Erreger der Gattung Nosema befallen auch andere Insekten, z. B. Nosema vespula (europäische Wespenarten), Nosema oulemae (Getreidehähnchen), Nosema trichoplusiae (Gammaeulenart Trichoplusia ni), Nosema furnacalis (Zünslerart Ostrinia furnacalis), Nosema necatrix (Eulenfalterart Mythimna unipuncta), Nosema bombycis (Seidenspinner). Die durch Nosema bombycis hervorgerufene Flecksucht (Pébrine-Krankheit) ist eine der wichtigsten parasitären Erkrankungen der Seidenraupe.

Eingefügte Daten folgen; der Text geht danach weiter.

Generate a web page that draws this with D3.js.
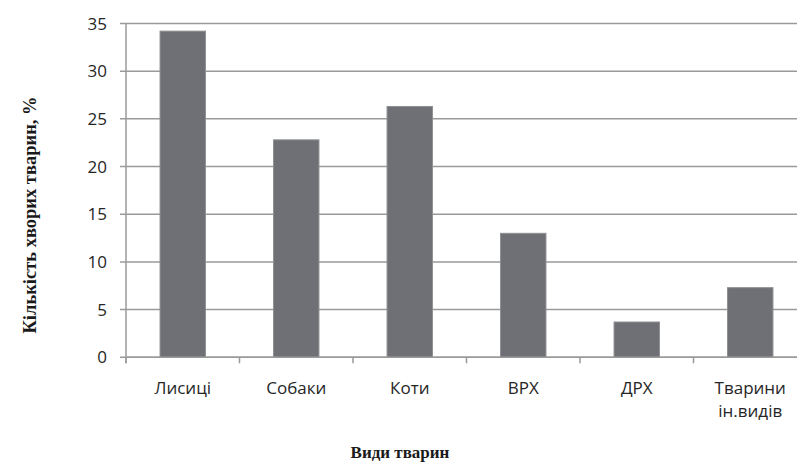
<!DOCTYPE html>
<html>
<head>
<meta charset="utf-8">
<script src="https://cdn.jsdelivr.net/npm/d3@7"></script>
<style>
  html, body { margin: 0; padding: 0; background: #fff; }
  svg { display: block; }
</style>
</head>
<body>
<svg id="chart" width="797" height="464"></svg>
<script>
// Share of sick animals by species, %
const categories = ["Лисиці", "Собаки", "Коти", "ВРХ", "ДРХ", "Тварини ін.видів"];
const values = [34.2, 22.8, 26.3, 13.0, 3.7, 7.3];
const yTicks = [0, 5, 10, 15, 20, 25, 30, 35];
const yTitle = "Кількість хворих тварин, %";
const xTitle = "Види тварин";

(function () {
const svg = d3.select("#chart");
const plotLeft = 126, plotRight = 807, plotTop = 23.5, plotBottom = 357.3;

const x = d3.scaleBand().domain(categories).range([plotLeft, plotRight]).paddingInner(0.6).paddingOuter(0.3);
const y = d3.scaleLinear().domain([0, 35]).range([plotBottom, plotTop]);

const gridColor = "#9a9a9a";
const tickFont = "'Open Sans', 'Noto Sans', sans-serif";

// horizontal gridlines with left tick stubs
svg.append("g")
  .selectAll("line")
  .data(yTicks)
  .join("line")
  .attr("x1", plotLeft - 6)
  .attr("x2", 797)
  .attr("y1", d => y(d))
  .attr("y2", d => y(d))
  .attr("stroke", gridColor)
  .attr("stroke-width", 1.5);

// bars
svg.append("g")
  .selectAll("rect")
  .data(values)
  .join("rect")
  .attr("x", (d, i) => x(categories[i]))
  .attr("width", x.bandwidth())
  .attr("y", d => y(d))
  .attr("height", d => y(0) - y(d))
  .attr("fill", "#6f7075")
  .attr("stroke", "#8e8f92")
  .attr("stroke-width", 1);

// y axis line
svg.append("line")
  .attr("x1", plotLeft).attr("x2", plotLeft)
  .attr("y1", plotTop).attr("y2", plotBottom + 6)
  .attr("stroke", gridColor).attr("stroke-width", 1.5);

// x axis line
svg.append("line")
  .attr("x1", plotLeft).attr("x2", 797)
  .attr("y1", plotBottom).attr("y2", plotBottom)
  .attr("stroke", gridColor).attr("stroke-width", 1.5);

// x category boundary ticks
const step = x.step();
const boundaries = d3.range(categories.length + 1).map(i => plotLeft + i * step);
svg.append("g")
  .selectAll("line")
  .data(boundaries)
  .join("line")
  .attr("x1", d => d).attr("x2", d => d)
  .attr("y1", plotBottom).attr("y2", plotBottom + 6)
  .attr("stroke", gridColor).attr("stroke-width", 1.5);

// y tick labels
svg.append("g")
  .selectAll("text")
  .data(yTicks)
  .join("text")
  .attr("x", 107)
  .attr("y", d => y(d))
  .attr("dy", "0.36em")
  .attr("text-anchor", "end")
  .attr("font-family", tickFont)
  .attr("font-size", 17)
  .attr("fill", "#262626")
  .text(d => d);

// x category labels (wrapped to two lines where needed)
const wrap = { "Тварини ін.видів": ["Тварини", "ін.видів"] };
svg.append("g")
  .selectAll("text")
  .data(categories)
  .join("text")
  .attr("x", d => x(d) + x.bandwidth() / 2)
  .attr("y", 393.5)
  .attr("text-anchor", "middle")
  .attr("font-family", tickFont)
  .attr("font-size", 17)
  .attr("fill", "#262626")
  .each(function (d) {
    const lines = wrap[d] || [d];
    d3.select(this).selectAll("tspan")
      .data(lines)
      .join("tspan")
      .attr("x", x(d) + x.bandwidth() / 2)
      .attr("dy", (l, i) => i === 0 ? 0 : 23.5)
      .text(l => l);
  });

// axis titles
svg.append("text")
  .attr("transform", "translate(36,215) rotate(-90)")
  .attr("text-anchor", "middle")
  .attr("font-family", "'Liberation Serif', 'Times New Roman', serif")
  .attr("font-weight", "bold")
  .attr("font-size", 18.5)
  .attr("fill", "#1a1a1a")
  .text(yTitle);

svg.append("text")
  .attr("x", 400)
  .attr("y", 458)
  .attr("text-anchor", "middle")
  .attr("font-family", "'Liberation Serif', 'Times New Roman', serif")
  .attr("font-weight", "bold")
  .attr("font-size", 17)
  .attr("fill", "#1a1a1a")
  .text(xTitle);
})();
</script>
</body>
</html>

Ähnliche Erreger wie Nosema sp. können auch bei Säugetieren Krankheiten hervorrufen. In der tierärztlichen Praxis geläufig ist die auch als Nosematose bezeichnete Encephalitizoonose bei Kaninchen, eine Infektion des Gehirns mit dem intrazellulär-parasitären Mikrosporidium Encephalitozoon cuniculi. Die Bezeichnung Nosematose rührt daher, dass die Encephalitozoen (deren übrige Arten den Menschen befallen) der Gattung Nosema phylogenetisch am nächsten stehen und früher dazu gerechnet wurden.

Literatur

  • T.A. Gochauer, B. Furgala, H. Shimanuki: The Hive and the honeybee. Chapter 21 Diseases and enemies of the honey bee, Dadant 1975.
  • Higes, Mariano; u. a.: El Síndrome de Despoblamiento de las Colmenas en España (Das Phänomen des Bienensterbens in Spanien). In: Vida Apícola 133 (September/Oktober 2005), 15-21 (Montagud Editores, Barcelona, Spanien).
  • Higes, Mariano; u. a.: Nosema ceranae, a new microsporidian parasite in honeybees in Europe. In: Journal of Invertebrate Pathology 91 (2006) (Elsevier).
  • Huang, Wei-Fone; u. a.: Complete rRNA Sequence of the Nosema ceranae from honeybee (Apis mellifera). National Taiwan University, Taipeh 2005.
  • Ritter, Wolfgang, (CVUA Freiburg): Nosema ceranae. Asiatischer Nosema-Erreger festgestellt. Neu verbreitet oder erst jetzt entdeckt? ADIZ, die Biene, der Imkerfreund (Zeitschrift der Landesverbände) 3/2006, S. 7 (Online auf der Website des Landesverbandes Schleswig-Holsteinischer und Hamburger Imker e.V.).
  • Webster, Thomas C.; u. a.: Nosema apis infection in worker and queen Apis mellifera / Nosema-apis-Infektion von Arbeiterinnen und Königinnen (Apis mellifera). In: Apidologie 35 (2004), 49–54 (EDP Sciences, Les Ulis, Frankreich).
  • Zohni, Dalia: Zur Epidemiologie arthropodenübertragener Virosen der Honigbiene, Apis mellifera, in Bayern. München 2006 (Inaugural-Dissertation an der Tierärztlichen Fakultät der Ludwig–Maximilians–Universität München).